Motion detectors at entry points and near high-value product areas
Door and window contact sensors that trigger alerts when any opening is breached after closing
Glass break sensors that detect the acoustic signature of breaking glass
Panic buttons at the POS till for silent staff alerts without confrontation
SMS and app alerts that deliver real-time notifications to the store owner and security officer
EAS pedestals trigger alarms for un-deactivated tags at exits. For maximum effectiveness, train staff to ensure every legitimate purchase is deactivated at the POS to minimize false alarms.
Restrict stockrooms and cash offices using biometrics or keycards. Timestamped logs create an audit trail to cross-reference against inventory discrepancies.
Syncing POS with inventory enables instant detection of mismatching stock levels and flags patterns of suspicious voids or discounts associated with specific employees.
Verify every delivery against invoices immediately. Use Goods Received Notes (GRN) to catch supplier errors at the door before they enter your system.
Position high-risk items (e.g., perfumes, razors) in clear sightlines of the till. Use security mirrors in blind spots to remove physical cover for shoplifters.
Accountability starts with hiring. Verify references and share shrinkage KPIs with teams. Incentivizing low shrinkage rates can motivate staff to report suspicious activity.
Separate responsibilities for receiving, stock management, and reconciliation. No single employee should control an entire inventory cycle end-to-end.
Assign unique identifiers to high-value items. Scanning at every touchpoint ensures traceability and eliminates “ghost shipments.”

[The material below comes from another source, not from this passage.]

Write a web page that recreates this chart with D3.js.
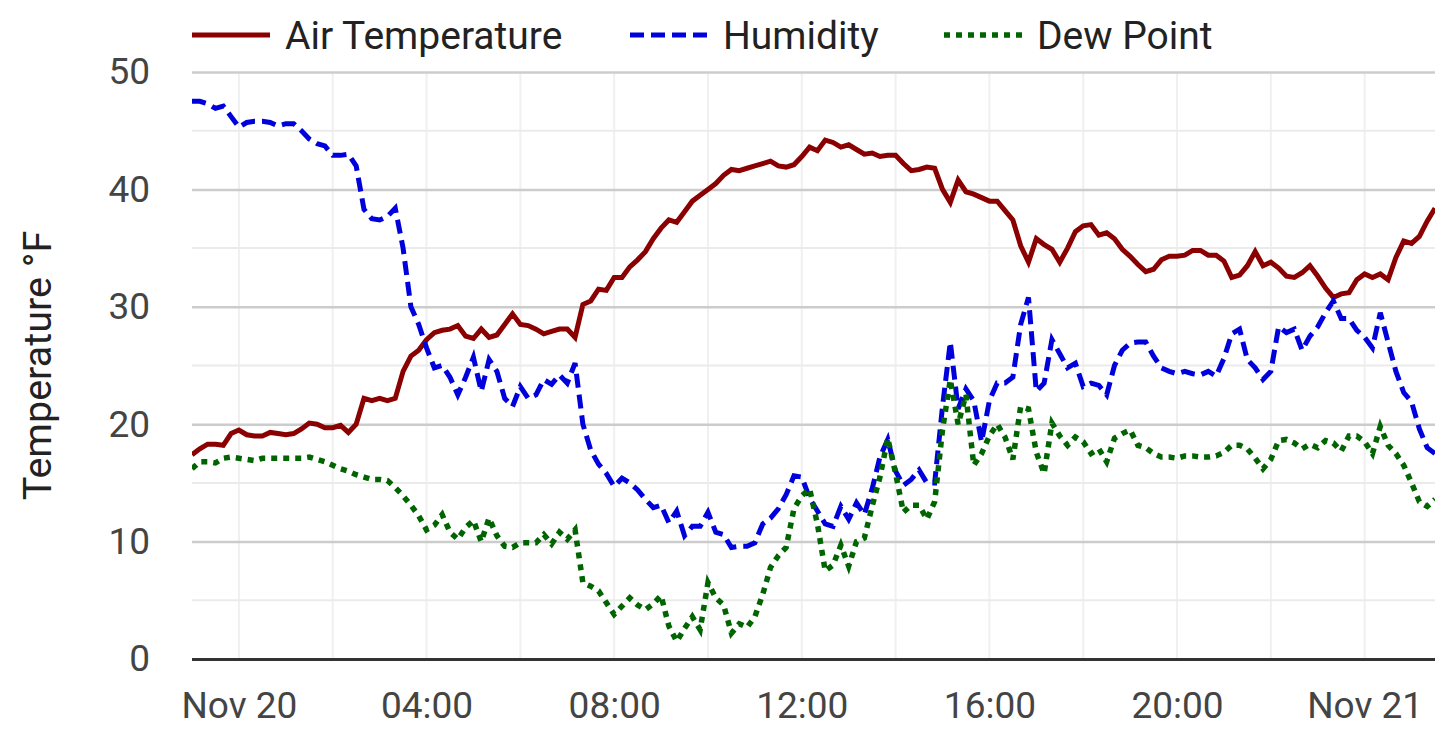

Replace annual counts with weekly cycle counts for high-risk items. Random audits deter internal theft and expose systematic loss patterns early.

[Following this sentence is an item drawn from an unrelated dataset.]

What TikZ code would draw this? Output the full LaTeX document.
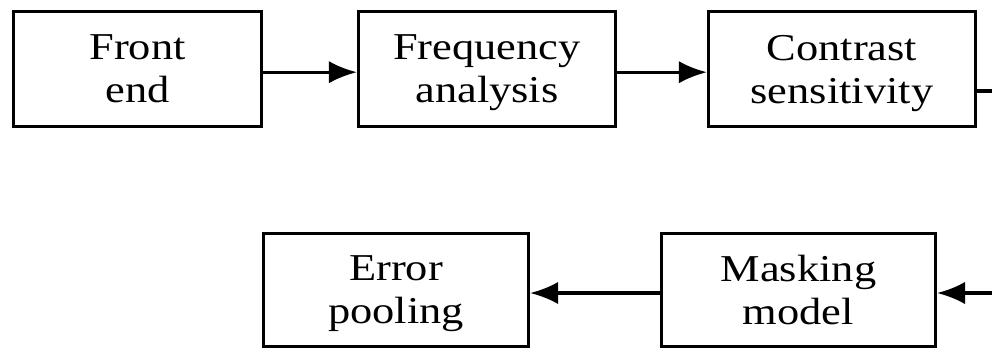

Limit who can process returns or adjustments. Every system change must be tied to a specific user ID to ensure automatic accountability.
Train staff on identifying shoplifting signs, “observe-and-report” protocols, and POS cash procedures. Regular reviews of CCTV footage by managers are essential.
Technology automates visibility. Real-time tracking across multi-location hubs (like JBR or Deira) eliminates the blind spots that manual processes miss.
AI dashboards detect anomalies like sudden spikes in voids. Predictive analytics can forecast variances during high-risk periods like Ramadan sales.
RFID is the gold standard for Dubai retail, providing 99% accuracy. Unlike barcodes, RFID scans hundreds of items instantly without line-of-sight, tracking movement between zones and identifying the specific product triggering alarms.
MENA retailers must prioritize daily expiry checks for fresh categories, FIFO compliance in chillers (2°C–4°C), and Arabic-enabled tracking platforms (e.g., Omniful) for diverse teams.
A layered system (CCTV + EAS + Alarm + Access Control) ensures that if one protocol fails, another catches the loss. SIRA compliance is mandatory for trade license renewal and legal admissibility of footage.
To reach the target of <1.2%, implement daily expiry checks, weekly audits for high-theft items (chocolates, baby milk), and 100% FIFO compliance.
Shrinkage KPI tracking: The following KPIs directly reflect shrinkage control performance in UAE supermarkets:
| Key Performance Indicator (KPI) | Target |
|---|---|
| Overall Shrinkage Rate | Below 1.2% of sales |
| Fresh Department Wastage | Below 0.5% of sales |
| On Shelf Availability (OSA) | 98% |
| FIFO Compliance | 100% |
| High-Theft SKU Cycle Count Variance | 0 units |
Major UAE retailers like Majid Al Futtaim and Lulu Group use these structured KPI tracking systems to maintain operational excellence across multi-location chains.
Shoplifting and organised retail crime (ORC) are the single largest cause of retail shrinkage in UAE stores, accounting for approximately 36% of total inventory loss globally. Employee theft follows at approximately 29%. In Dubai's high-footfall mall environments, ORC groups coordinating across multiple stores in the same district represent an increasing proportion of total external theft.
A good shrinkage rate for a UAE supermarket is below 1.2% of total sales. The UAE supermarket industry average typically runs between 1.5% and 2%. Achieving below 1.2% requires daily fresh category expiry checks, weekly cycle counts on high-theft SKUs, FIFO compliance across all chillers, and active damaged stock logging.
Yes, SIRA (Security Industry Regulatory Agency) regulations require many commercial retail premises in Dubai to have an approved surveillance system installed and maintained. The specific requirement depends on the trade licence category and premises size. A SIRA-certified installer can confirm what applies to a specific store and ensure installation is compliant. Non-compliance can result in fines or difficulties renewing the trade licence.
RFID (Radio Frequency Identification) reduces retail shrinkage by providing 99% inventory accuracy, real-time zone-based tracking, automated cycle counting, and item-level theft alerts at RFID security gates. RFID tracks each tagged product from warehouse to shelf, identifies when items move to unauthorised zones, and verifies the legitimacy of returns — addressing shoplifting, employee theft, administrative errors, and fraudulent returns simultaneously.
Employee theft in a Dubai retail store is prevented through door access control on stockrooms, role-based permissions in inventory systems, POS transaction monitoring for patterns of voids and discounts, timestamped activity logs, and regular unannounced stock audits. Verifying employment history during hiring, communicating a clear no-theft policy, and creating a positive workplace culture all reduce the motivation for internal theft before it starts.
SIRA compliance means the retail CCTV system is installed using approved equipment, documented correctly, and maintained in working order under Security Industry Regulatory Agency standards enforced by Dubai Police. SIRA-compliant CCTV footage is admissible in police reports and insurance claims. Non-compliant installations can result in fines or trade licence renewal issues.